Truer than Death

“A pugnacious little paper in Fleet Street made a remark which has always hovered in my memory…The writer said that any man who believes in the Resurrection is bound to believe also in the story of Aladdin in the “Arabian Nights”.
….But the comparison between the Gospel miracle, and the Arabian fairytale is about the most unfortunate comparison in the world. For in the one case there is a plain and particular reason for thinking the thing true, or at least meant to be true. And in the other case there is a plain and particular reason for realizing that the tale is not only untrue, but is not even meant to be true. The historical case for the Resurrection is that everybody else, except the Apostles, had every possible motive to declare what they had done with the body, if anything had been done with it. The Apostles might have hidden it in order to announce a sham miracle, but it is very difficult to imagine men being tortured and killed for the truth of a miracle which they knew to be a sham. In the case of the Apostles’ testimony, the general circumstances suggest that it is true.
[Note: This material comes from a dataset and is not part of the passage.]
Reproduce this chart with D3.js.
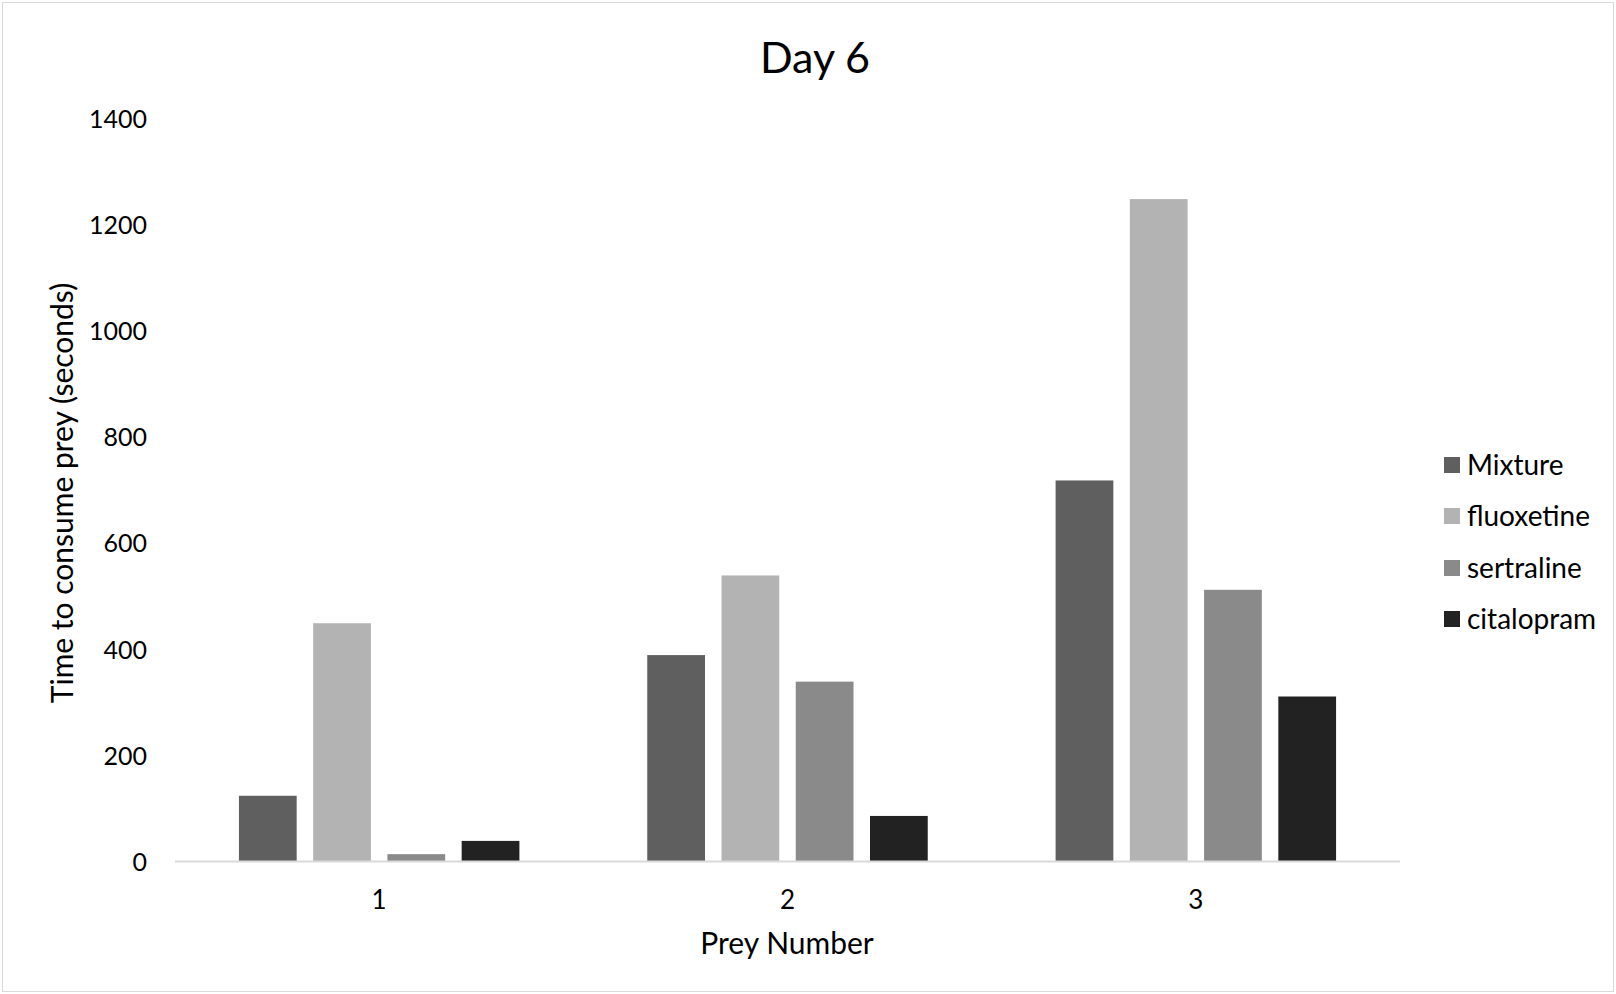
<!DOCTYPE html>
<html>
<head>
<meta charset="utf-8">
<script src="https://cdn.jsdelivr.net/npm/d3@7"></script>
<style>
  html, body { margin: 0; padding: 0; background: #fff; }
  svg { display: block; }
  text { font-family: Lato, "Open Sans", sans-serif; fill: #000; }
</style>
</head>
<body>
<svg id="chart" width="1616" height="994"></svg>
<script>
// Prey numbers along the x axis
const categories = ["1", "2", "3"];
// Treatments, in legend order
const seriesNames = ["Mixture", "fluoxetine", "sertraline", "citalopram"];
// Time to consume prey (seconds) per treatment, one value per prey number
const mixture    = [124, 389, 718];
const fluoxetine = [449, 539, 1248];
const sertraline = [14, 339, 512];
const citalopram = [39, 86, 311];
// Y axis tick values
const yTicks = [0, 200, 400, 600, 800, 1000, 1200, 1400];

const seriesValues = [mixture, fluoxetine, sertraline, citalopram];
const colors = ["#5f5f5f", "#b3b3b3", "#8a8a8a", "#222222"];

const W = 1616, H = 994;
const plot = { left: 175, right: 1400, top: 118.4, bottom: 861.6 };

const svg = d3.select("#chart");

// outer frame
svg.append("rect")
  .attr("x", 2.5).attr("y", 2.5)
  .attr("width", W - 5).attr("height", H - 5)
  .attr("fill", "#fff").attr("stroke", "#d9d9d9").attr("stroke-width", 1);

const x0 = d3.scaleBand().domain(categories).range([plot.left, plot.right]).padding(0);
const bw = x0.bandwidth();
const x1 = d3.scaleBand().domain(seriesNames)
  .range([bw * 62 / 396, bw * 334 / 396])
  .paddingInner(16 / 72).paddingOuter(0);
const y = d3.scaleLinear().domain([0, 1400]).range([plot.bottom, plot.top]);

// bars
const rows = categories.map((c, i) => ({
  cat: c,
  vals: seriesNames.map((s, j) => ({ key: s, value: seriesValues[j][i], color: colors[j] }))
}));

svg.append("g").selectAll("g")
  .data(rows).join("g")
  .attr("transform", d => `translate(${x0(d.cat)},0)`)
  .selectAll("rect")
  .data(d => d.vals).join("rect")
  .attr("x", d => x1(d.key))
  .attr("y", d => y(d.value))
  .attr("width", x1.bandwidth())
  .attr("height", d => y(0) - y(d.value))
  .attr("fill", d => d.color);

// x axis line
svg.append("line")
  .attr("x1", plot.left).attr("x2", plot.right)
  .attr("y1", y(0)).attr("y2", y(0))
  .attr("stroke", "#d9d9d9").attr("stroke-width", 2);

// x axis labels
const xAxis = d3.axisBottom(x0).tickSize(0).tickPadding(0);
const gx = svg.append("g").attr("transform", `translate(0,${y(0)})`).call(xAxis);
gx.select(".domain").remove();
gx.selectAll("text")
  .attr("y", 47).attr("dy", null)
  .style("font-family", "Lato, sans-serif")
  .style("font-size", "26px").attr("fill", "#000");

// y axis labels
const yAxis = d3.axisLeft(y).tickValues(yTicks).tickFormat(d3.format("d"))
  .tickSize(0).tickPadding(0);
const gy = svg.append("g").attr("transform", `translate(147,0)`).call(yAxis);
gy.select(".domain").remove();
gy.selectAll("text")
  .attr("dy", "0.35em")
  .style("font-family", "Lato, sans-serif")
  .style("font-size", "25px").attr("fill", "#000");

// title
svg.append("text")
  .attr("x", 815).attr("y", 73)
  .attr("text-anchor", "middle")
  .style("font-size", "43px")
  .text("Day 6");

// axis titles
svg.append("text")
  .attr("x", 787).attr("y", 954)
  .attr("text-anchor", "middle")
  .style("font-size", "30px")
  .text("Prey Number");

svg.append("text")
  .attr("transform", "translate(73,493) rotate(-90)")
  .attr("text-anchor", "middle")
  .style("font-size", "30px")
  .text("Time to consume prey (seconds)");

// legend
const legend = svg.append("g").attr("transform", "translate(1444,0)");
const legendY = [465, 516, 568, 619];
seriesNames.forEach((s, i) => {
  legend.append("rect")
    .attr("x", 0).attr("y", legendY[i] - 8)
    .attr("width", 16).attr("height", 16)
    .attr("fill", colors[i]);
  legend.append("text")
    .attr("x", 23).attr("y", legendY[i])
    .attr("dy", "0.35em")
    .style("font-size", "28px")
    .text(s);
});
</script>
</body>
</html>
In the case of the Arabian tale, the general circumstances avow and proclaim that it is false. For we are told in the book itself that all the stories are told by a woman merely to amuse the king, and distract his attention from the idea of cutting off her head…In the one case, then, we have witnesses who not only think the thing true, but do veritably think it is true as death, or truer than death. They therefore preferred death to the denial of its truth. And in the other case we have a story-teller who, in trying to avoid death, has every motive to tell lies.”